Бибиковы владели Гребневом до 1817 г. Новой хозяйкой стала Анна Александровна Голицына (урожденная Строганова). Это породило очередную гребневскую легенду, согласно которой зимняя Никольская церковь (иконы Николая Чудотворца) (1817—1823) была построена по проекту А.Н. Воронихина, всю жизнь тесно связанного со Строгановыми. Голицыны подновили усадебный комплекс в новом стиле ампир. Поэтому и Никольский храм гораздо более представителен, чем соседняя летняя церковь. Уникальность замысла в том, что Никольский храм представлял собой современную вариацию древней формы «иже под колоколы», т.е. церкви с собственным звоном без колокольни. Еще более необычным было то, что под ярусом звона находились часы. Все это, действительно, заставляет предполагать авторство архитектора с богатой художественной фантазией. По документам же строителями значатся И.И. Ольделли и Н.И. Дерюгин. Правда, в оформлении интерьера участвовал Д. Жилярди.
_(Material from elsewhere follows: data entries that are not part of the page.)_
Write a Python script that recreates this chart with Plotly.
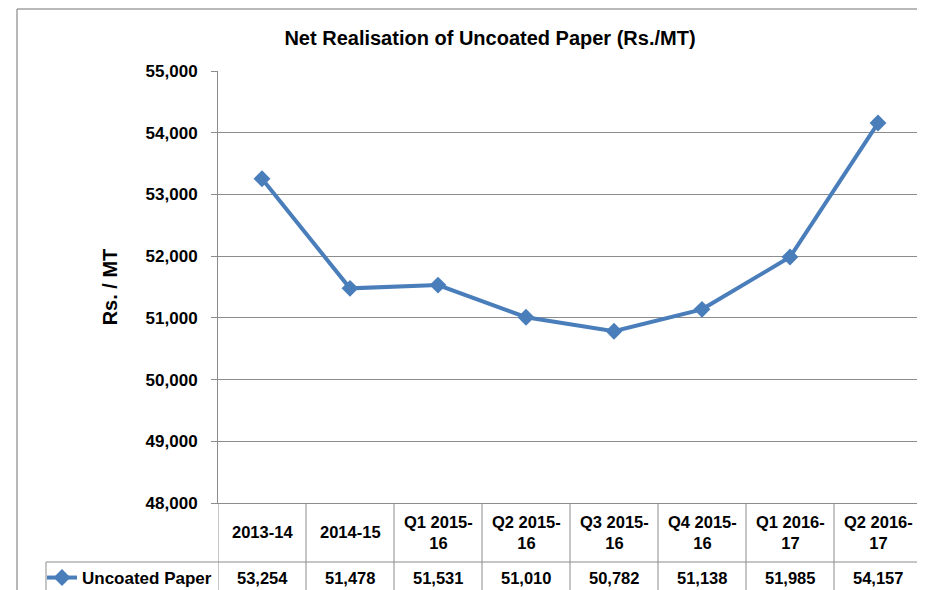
import plotly.graph_objects as go

# data
categories = ["2013-14", "2014-15", "Q1 2015-16", "Q2 2015-16",
              "Q3 2015-16", "Q4 2015-16", "Q1 2016-17", "Q2 2016-17"]
uncoated_paper = [53254, 51478, 51531, 51010, 50782, 51138, 51985, 54157]
series_name = "Uncoated Paper"
y_ticks = [48000, 49000, 50000, 51000, 52000, 53000, 54000, 55000]

BLUE = "#4A7EBB"
GRID = "#8c8c8c"
FONT = "Liberation Sans, Arial, sans-serif"

# the page body keeps its default 8px margin, so the figure starts at (8, 8)
OFF = 8
W, H = 925 - OFF, 590 - OFF
L, R, T, B = 218 - OFF, 3, 71 - OFF, 590 - 503
plot_h = H - T - B
plot_w = W - L - R


def py(px_y):
    # window pixel row -> paper y
    return (H - B - (px_y - OFF)) / plot_h


def px(px_x):
    # window pixel column -> paper x
    return (px_x - OFF - L) / plot_w


def wrap(label):
    # Excel breaks the long labels after the dash
    if len(label) > 7 and "-" in label:
        head, tail = label.rsplit("-", 1)
        return head + "-<br>" + tail
    return label


fig = go.Figure()
fig.add_trace(go.Scatter(
    x=list(range(len(categories))), y=uncoated_paper,
    name=series_name, mode="lines+markers",
    line=dict(color=BLUE, width=4),
    marker=dict(symbol="diamond", size=13, color=BLUE),
    cliponaxis=False,
))

shapes = []
# table grid under the plot
for i in range(len(categories) + 1):
    shapes.append(dict(type="line", xref="x", yref="paper",
                       x0=i - 0.5, x1=i - 0.5, y0=0, y1=py(600),
                       line=dict(color=GRID, width=1)))
shapes.append(dict(type="line", xref="paper", yref="paper",
                   x0=px(46), x1=1, y0=py(562), y1=py(562),
                   line=dict(color=GRID, width=1)))
shapes.append(dict(type="line", xref="paper", yref="paper",
                   x0=px(46), x1=px(46), y0=py(562), y1=py(600),
                   line=dict(color=GRID, width=1)))
# chart frame
shapes.append(dict(type="line", xref="paper", yref="paper",
                   x0=px(17), x1=px(930), y0=py(9), y1=py(9),
                   line=dict(color="#a0a0a0", width=1.5)))
shapes.append(dict(type="line", xref="paper", yref="paper",
                   x0=px(17), x1=px(17), y0=py(9), y1=py(600),
                   line=dict(color="#a0a0a0", width=1.5)))

annotations = []
for i, (cat, val) in enumerate(zip(categories, uncoated_paper)):
    annotations.append(dict(x=i, y=py(532), xref="x", yref="paper",
                            text=wrap(cat), showarrow=False,
                            yanchor="middle", align="center",
                            font=dict(size=16.5, weight="bold", color="black")))
    annotations.append(dict(x=i, y=py(578), xref="x", yref="paper",
                            text=f"{val:,}", showarrow=False,
                            yanchor="middle",
                            font=dict(size=16.5, weight="bold", color="black")))

fig.update_layout(
    width=W, height=H,
    margin=dict(l=L, r=R, t=T, b=B, autoexpand=False),
    paper_bgcolor="white", plot_bgcolor="white",
    font=dict(family=FONT, color="black"),
    title=dict(text="Net Realisation of Uncoated Paper (Rs./MT)",
               x=px(490), xref="paper", xanchor="center",
               y=1 - (38 - OFF) / H, yanchor="middle",
               font=dict(size=20, weight="bold", color="black")),
    showlegend=True,
    legend=dict(x=px(42), y=py(578), xref="paper", yref="paper",
                xanchor="left", yanchor="middle",
                bgcolor="rgba(0,0,0,0)",
                font=dict(size=17, weight="bold", color="black")),
    shapes=shapes,
    annotations=annotations,
)
fig.update_xaxes(range=[-0.5, len(categories) - 0.5], showgrid=False,
                 showticklabels=False, zeroline=False, automargin=False,
                 showline=True, linecolor=GRID, linewidth=1, ticks="")
fig.update_yaxes(range=[48000, 55000], tickvals=y_ticks, automargin=False,
                 tickformat=",d", showgrid=True, gridcolor=GRID, gridwidth=1,
                 zeroline=False, showline=True, linecolor=GRID, linewidth=1,
                 ticks="outside", ticklen=6, tickcolor=GRID,
                 ticklabelstandoff=10,
                 tickfont=dict(size=17, weight="bold", color="black"),
                 title=dict(text="Rs. / MT", standoff=22,
                            font=dict(size=20, weight="bold", color="black")))

fig.write_html("out.html")
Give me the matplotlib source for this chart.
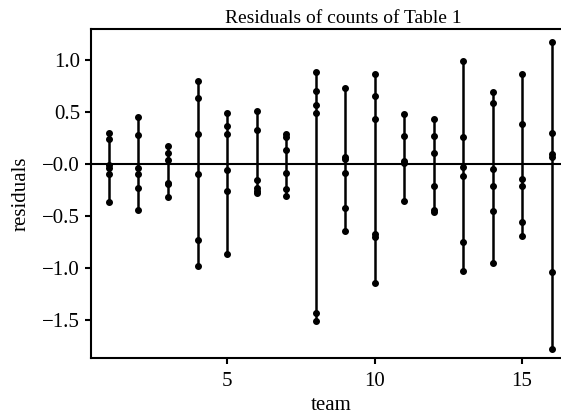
import matplotlib
matplotlib.use('Agg')
import matplotlib.pyplot as plt

plt.rcParams['font.family'] = ['Liberation Serif', 'DejaVu Serif']
plt.rcParams['axes.unicode_minus'] = True

# residuals per team
teams = list(range(1, 17))
residuals = [
    [0.30, 0.24, -0.01, -0.04, -0.10, -0.36],
    [0.45, 0.28, -0.04, -0.10, -0.23, -0.44],
    [0.175, 0.11, 0.04, -0.18, -0.195, -0.32],
    [0.80, 0.63, 0.285, -0.10, -0.73, -0.98],
    [0.486, 0.36, 0.29, -0.06, -0.26, -0.86],
    [0.51, 0.33, -0.15, -0.23, -0.256, -0.275],
    [0.285, 0.26, 0.13, -0.09, -0.24, -0.31],
    [0.885, 0.70, 0.565, 0.49, -1.43, -1.51],
    [0.725, 0.07, 0.045, -0.09, -0.42, -0.64],
    [0.86, 0.65, 0.43, -0.67, -0.70, -1.14],
    [0.476, 0.27, 0.03, 0.007, -0.355],
    [0.43, 0.27, 0.11, -0.21, -0.44, -0.46],
    [0.99, 0.26, -0.026, -0.12, -0.75, -1.03],
    [0.69, 0.58, -0.05, -0.21, -0.45, -0.95],
    [0.86, 0.38, -0.14, -0.21, -0.56, -0.69],
    [1.17, 0.30, 0.10, 0.07, -1.04, -1.77],
]

fig = plt.figure(figsize=(5.61, 4.16), dpi=100)
ax = fig.add_axes([91/561, 1 - 358/416, (571 - 91)/561, (358 - 29)/416])

for t, r in zip(teams, residuals):
    ax.vlines(t, min(r), max(r), color='black', lw=1.8)
    ax.plot([t] * len(r), r, 'o', color='black', ms=4)

ax.axhline(0, color='black', lw=1.5)

ax.set_xlim(0.39, 16.66)
ax.set_ylim(-1.86, 1.294)
ax.set_xticks([5, 10, 15])
ax.set_yticks([1.0, 0.5, 0.0, -0.5, -1.0, -1.5])
ax.set_yticklabels(['1.0', '0.5', '\u22120.0', '\u22120.5', '\u22121.0', '\u22121.5'])
ax.tick_params(labelsize=15, width=1.5, length=4, color='black', pad=4)
ax.tick_params(axis='x', pad=6)
for s in ax.spines.values():
    s.set_linewidth(1.5)

ax.set_xlabel('team', fontsize=15, labelpad=4)
ax.set_ylabel('residuals', fontsize=15, labelpad=8)
ax.set_title('Residuals of counts of Table 1', fontsize=14, x=0.525, pad=4)

fig.savefig('out.png', dpi=100)
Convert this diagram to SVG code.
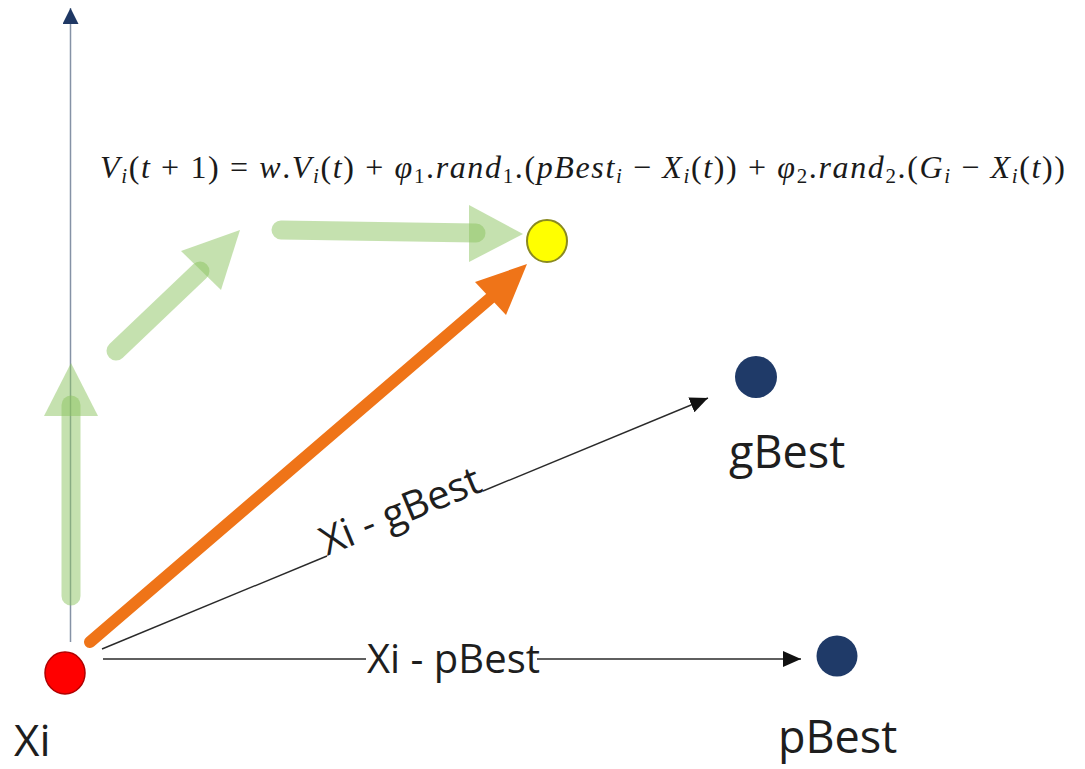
<svg xmlns="http://www.w3.org/2000/svg" width="1085" height="769" viewBox="0 0 1085 769">
<style>
.lbl{font-family:"Open Sans","Liberation Sans",sans-serif;fill:#1e1e1e}
.thin{stroke:#2a2a2a;stroke-width:1.4;fill:none}
.green{stroke:#8bc35f;stroke-opacity:0.5;stroke-width:19;stroke-linecap:round;fill:none}
.ghead{fill:#8bc35f;fill-opacity:0.5}
.formula{font-family:"Liberation Serif","Times New Roman",serif;fill:#1a1a1a}
.it{font-style:italic}
</style>
<defs>
<marker id="ah" markerUnits="userSpaceOnUse" markerWidth="20" markerHeight="16" refX="18" refY="8" orient="auto">
<path d="M0,0 L18,8 L0,16 Z" fill="#111"/>
</marker>
<marker id="axh" markerUnits="userSpaceOnUse" markerWidth="18" markerHeight="18" refX="16" refY="8" orient="auto">
<path d="M0,0 L16,8 L0,16 Z" fill="#1f3864"/>
</marker>
</defs>
<rect width="1085" height="769" fill="#ffffff"/>
<g id="connectors">
<line x1="70.5" y1="642" x2="70.5" y2="8" stroke="#8592a6" stroke-width="1.5" marker-end="url(#axh)"/>
<g id="green-arrows">
<line class="green" x1="71" y1="596" x2="71" y2="405"/>
<polygon class="ghead" points="44,416 98,416 71,363"/>
<line class="green" x1="116" y1="351" x2="200" y2="271"/>
<polygon class="ghead" points="181,251 221,290 240,230"/>
<line class="green" x1="281" y1="230" x2="476" y2="233"/>
<polygon class="ghead" points="469,205 523,234 469,262"/>
</g>
<g id="orange-arrow">
<line x1="90" y1="642" x2="494" y2="295" stroke="#ef7418" stroke-width="12" stroke-linecap="round"/>
<polygon points="475,282 527,264 506,315" fill="#ef7418"/>
</g>
<g id="edge-gbest">
<line class="thin" x1="102" y1="649" x2="327" y2="556"/>
<line class="thin" x1="483" y1="491" x2="708" y2="398" marker-end="url(#ah)"/>
<text class="lbl" x="327" y="556" font-size="40" transform="rotate(-22.5 327 556)">Xi - gBest</text>
</g>
<g id="edge-pbest">
<line class="thin" x1="103" y1="659" x2="366" y2="659"/>
<line class="thin" x1="537" y1="659" x2="801" y2="659" marker-end="url(#ah)"/>
<text class="lbl" x="367" y="673" font-size="40">Xi - pBest</text>
</g>
</g>
<g id="formula">
<text class="formula" x="100" y="178" font-size="32" textLength="965" lengthAdjust="spacing"><tspan class="it">V</tspan><tspan class="it" font-size="21" dy="5">i</tspan><tspan dy="-5">(</tspan><tspan class="it">t</tspan><tspan> + 1) = </tspan><tspan class="it">w</tspan><tspan>.</tspan><tspan class="it">V</tspan><tspan class="it" font-size="21" dy="5">i</tspan><tspan dy="-5">(</tspan><tspan class="it">t</tspan><tspan>) + </tspan><tspan class="it">φ</tspan><tspan font-size="21" dy="5">1</tspan><tspan dy="-5">.</tspan><tspan class="it">rand</tspan><tspan font-size="21" dy="5">1</tspan><tspan dy="-5">.(</tspan><tspan class="it">pBest</tspan><tspan class="it" font-size="21" dy="5">i</tspan><tspan dy="-5"> − </tspan><tspan class="it">X</tspan><tspan class="it" font-size="21" dy="5">i</tspan><tspan dy="-5">(</tspan><tspan class="it">t</tspan><tspan>)) + </tspan><tspan class="it">φ</tspan><tspan font-size="21" dy="5">2</tspan><tspan dy="-5">.</tspan><tspan class="it">rand</tspan><tspan font-size="21" dy="5">2</tspan><tspan dy="-5">.(</tspan><tspan class="it">G</tspan><tspan class="it" font-size="21" dy="5">i</tspan><tspan dy="-5"> − </tspan><tspan class="it">X</tspan><tspan class="it" font-size="21" dy="5">i</tspan><tspan dy="-5">(</tspan><tspan class="it">t</tspan><tspan>))</tspan></text>
</g>
<g id="node-xi">
<ellipse cx="65" cy="673" rx="20" ry="21" fill="#ff0000" stroke="#b00000" stroke-width="1.5"/>
<text class="lbl" x="14" y="756" font-size="44">Xi</text>
</g>
<g id="node-new">
<ellipse cx="547" cy="241" rx="20" ry="21" fill="#ffff00" stroke="#8a8a20" stroke-width="2"/>
</g>
<g id="node-gbest">
<circle cx="756" cy="377" r="21" fill="#1f3a68"/>
<text class="lbl" x="729" y="468" font-size="45">gBest</text>
</g>
<g id="node-pbest">
<circle cx="837" cy="656" r="20.5" fill="#1f3a68"/>
<text class="lbl" x="778" y="753" font-size="45">pBest</text>
</g>
</svg>
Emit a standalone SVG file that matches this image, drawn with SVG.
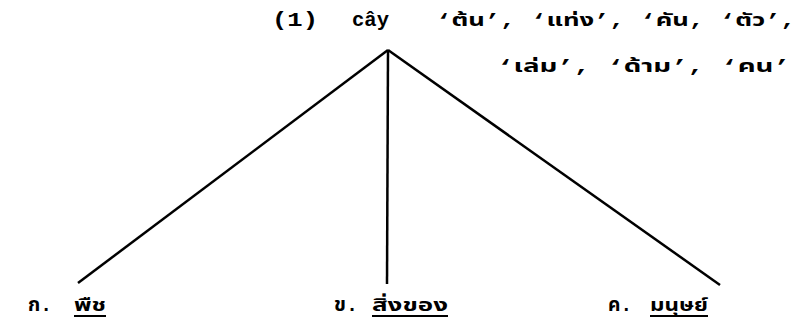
<svg xmlns="http://www.w3.org/2000/svg" width="807" height="332" viewBox="0 0 807 332">
<style>
.t{font-family:"Liberation Mono","Noto Sans Thai","Noto Sans",monospace;font-weight:bold;font-size:18px;fill:#000}
.b{font-family:"Liberation Mono","Noto Sans Thai","Noto Sans",monospace;font-weight:bold;font-size:20px;fill:#000}
.m{font-family:"Liberation Mono",monospace;font-weight:bold;font-size:21px;fill:#000}
.l{stroke:#000;stroke-width:2.5;fill:none}
.u{stroke:#000;stroke-width:2}
</style>
<rect width="807" height="332" fill="#fff"/>
<g id="root">
<text class="m" x="272" y="26" textLength="46" lengthAdjust="spacingAndGlyphs">(1)</text>
<text class="m" x="352" y="26" textLength="37" lengthAdjust="spacingAndGlyphs">cây</text>
<text class="t" x="436" y="26" textLength="360" lengthAdjust="spacingAndGlyphs">‘ต้น’, ‘แท่ง’, ‘คัน, ‘ตัว’,</text>
<text class="t" x="497" y="72" textLength="293" lengthAdjust="spacingAndGlyphs">‘เล่ม’, ‘ด้าม’, ‘คน’</text>
</g>
<g id="connectors">
<line class="l" x1="388" y1="50" x2="78" y2="283"/>
<line class="l" x1="388" y1="50" x2="387" y2="284"/>
<line class="l" x1="388" y1="50" x2="720" y2="285"/>
</g>
<g id="n1">
<text class="b" x="28" y="311" textLength="24" lengthAdjust="spacingAndGlyphs">ก.</text>
<text class="t" x="74" y="311" textLength="32" lengthAdjust="spacingAndGlyphs">พืช</text>
<line class="u" x1="74" y1="316" x2="106" y2="316"/>
</g>
<g id="n2">
<text class="b" x="334" y="311" textLength="24" lengthAdjust="spacingAndGlyphs">ข.</text>
<text class="t" x="372" y="311" textLength="76" lengthAdjust="spacingAndGlyphs">สิ่งของ</text>
<line class="u" x1="372" y1="316" x2="448" y2="316"/>
</g>
<g id="n3">
<text class="b" x="608" y="311" textLength="24" lengthAdjust="spacingAndGlyphs">ค.</text>
<text class="t" x="650" y="311" textLength="58" lengthAdjust="spacingAndGlyphs">มนุษย์</text>
<line class="u" x1="650" y1="316" x2="708" y2="316"/>
</g>
</svg>
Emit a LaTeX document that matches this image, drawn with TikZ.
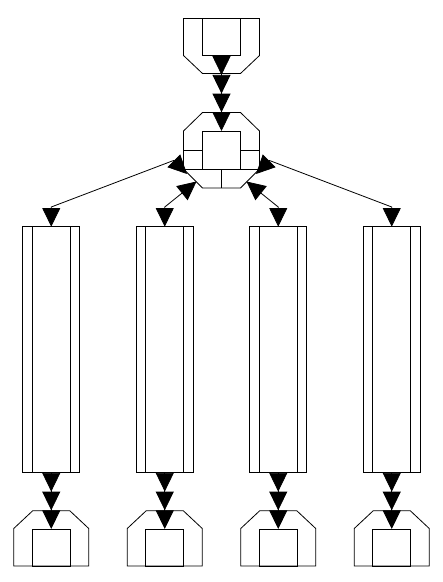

Голицыны владели Гребневом до 1845 г. Усадьба была продана купцам Пантелеевым, а затем перешла к текстильным фабрикантам Кондрашевым, некогда бывшим гребневскими крепостными. К чести новых владельцев, они не поспешили приспособить усадьбу под промышленные нужды. Посчастливилось и церковному ансамблю. Он дошел до нас, можно сказать, в первозданном виде. Это объясняется тем, что здешние церкви при советской власти не закрывались, несмотря на то, что церковнослужители в эпоху «большого террора» не избежали репрессий. Некоторые были осуждены и погибли в ГУЛАГе. Несколько лет (уже в 1970-х гг.) вторым священником в Гребневе был знаменитый о. Дмитрий Дудко.
Много таинственного связано с Гребневом. Но бесспорно, что именно здесь забил «кастальский ключ» русской поэзии. Уже одно это выделяет Гребнево из круга замечательных подмосковных усадеб.